_Aim of the exercise:_ Word for word, copy all the data and drop the pictures.

···

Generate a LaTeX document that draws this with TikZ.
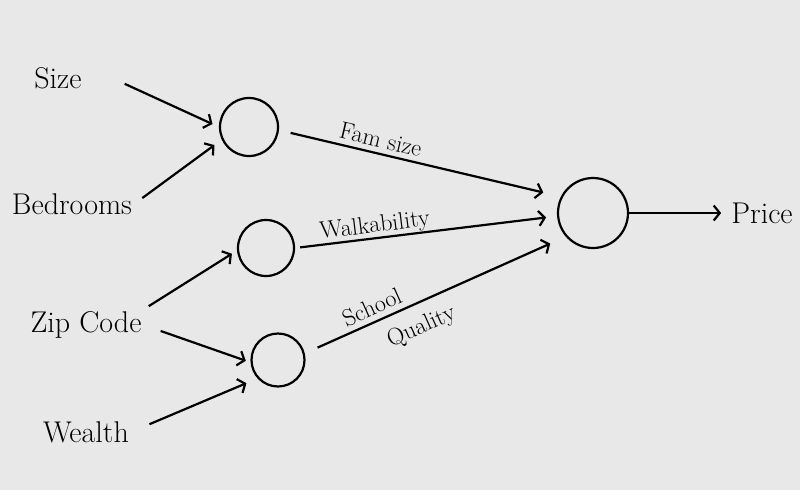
\documentclass[tikz,border=0pt]{standalone}
\usetikzlibrary{arrows.meta}
\definecolor{paper}{RGB}{232,232,232}
\tikzset{
	neuron/.style={draw,circle,line width=2.2pt,inner sep=0pt},
	feat/.style={font=\fontsize{30}{34}\selectfont,inner sep=2pt},
	wlbl/.style={font=\fontsize{24}{28}\selectfont,inner sep=2pt,sloped},
	link/.style={line width=2.2pt,-{Straight Barb[length=6pt,width=15pt]}}
}
\begin{document}
\begin{tikzpicture}[x=1pt,y=-1pt]
				\fill[paper](0,0)rectangle(800,490);
				\node[feat](size)at(58,78){Size};
				\node[feat](bed)at(72,204){Bedrooms};
				\node[feat](zip)at(86,325){Zip Code};
				\node[feat](wealth)at(86,432){Wealth};
				\node[feat](price)at(762,213){Price};
				\node[neuron,minimum size=58pt](h1)at(249,127){};
				\node[neuron,minimum size=56pt](h2)at(266,248){};
				\node[neuron,minimum size=53pt](h3)at(278,360){};
				\node[neuron,minimum size=70pt](out)at(593,213){};
				% inputs to hidden units
				\draw[link,shorten <=45pt,shorten >=7pt](size.north east)--(h1.180);
				\draw[link,shorten <=10pt,shorten >=9pt](bed.east)--(h1.205);
				\draw[link,shorten <=6pt,shorten >=6pt](zip.north east)--(h2.185);
				\draw[link,shorten <=18pt,shorten >=5pt](zip.east)--(h3.185);
				\draw[link,shorten <=20pt,shorten >=12pt](wealth.east)--(h3.222);
				% hidden units to output
				\draw[link,shorten <=12pt,shorten >=18pt](h1.-6)--node[wlbl,above,inner sep=5pt,pos=.35]{Fam size}(out.153);
				\draw[link,shorten <=5pt,shorten >=11pt](h2.0)--node[wlbl,above,inner sep=0pt,pos=.31]{Walkability}(out.185);
				\draw[link,shorten <=14pt,shorten >=17pt](h3.14)--node[wlbl,above,inner sep=5pt,pos=.28]{School}node[wlbl,below,inner sep=12pt,pos=.41]{Quality}(out.221);
				\draw[link,shorten >=8pt](out.east)--(price.west);
			\end{tikzpicture}
\end{document}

···

_Answer for this exercise:_
Generate a LaTeX document that draws this with TikZ.
\documentclass[tikz,border=0pt]{standalone}
\usetikzlibrary{arrows.meta}
\definecolor{paper}{RGB}{232,232,232}
\tikzset{
	neuron/.style={draw,circle,line width=2.2pt,inner sep=0pt},
	feat/.style={font=\fontsize{30}{34}\selectfont,inner sep=2pt},
	wlbl/.style={font=\fontsize{24}{28}\selectfont,inner sep=2pt,sloped},
	link/.style={line width=2.2pt,-{Straight Barb[length=6pt,width=15pt]}}
}
\begin{document}
\begin{tikzpicture}[x=1pt,y=-1pt]
				\fill[paper](0,0)rectangle(800,490);
				\node[feat](size)at(58,78){Size};
				\node[feat](bed)at(72,204){Bedrooms};
				\node[feat](zip)at(86,325){Zip Code};
				\node[feat](wealth)at(86,432){Wealth};
				\node[feat](price)at(762,213){Price};
				\node[neuron,minimum size=58pt](h1)at(249,127){};
				\node[neuron,minimum size=56pt](h2)at(266,248){};
				\node[neuron,minimum size=53pt](h3)at(278,360){};
				\node[neuron,minimum size=70pt](out)at(593,213){};
				% inputs to hidden units
				\draw[link,shorten <=45pt,shorten >=7pt](size.north east)--(h1.180);
				\draw[link,shorten <=10pt,shorten >=9pt](bed.east)--(h1.205);
				\draw[link,shorten <=6pt,shorten >=6pt](zip.north east)--(h2.185);
				\draw[link,shorten <=18pt,shorten >=5pt](zip.east)--(h3.185);
				\draw[link,shorten <=20pt,shorten >=12pt](wealth.east)--(h3.222);
				% hidden units to output
				\draw[link,shorten <=12pt,shorten >=18pt](h1.-6)--node[wlbl,above,inner sep=5pt,pos=.35]{Fam size}(out.153);
				\draw[link,shorten <=5pt,shorten >=11pt](h2.0)--node[wlbl,above,inner sep=0pt,pos=.31]{Walkability}(out.185);
				\draw[link,shorten <=14pt,shorten >=17pt](h3.14)--node[wlbl,above,inner sep=5pt,pos=.28]{School}node[wlbl,below,inner sep=12pt,pos=.41]{Quality}(out.221);
				\draw[link,shorten >=8pt](out.east)--(price.west);
			\end{tikzpicture}
\end{document}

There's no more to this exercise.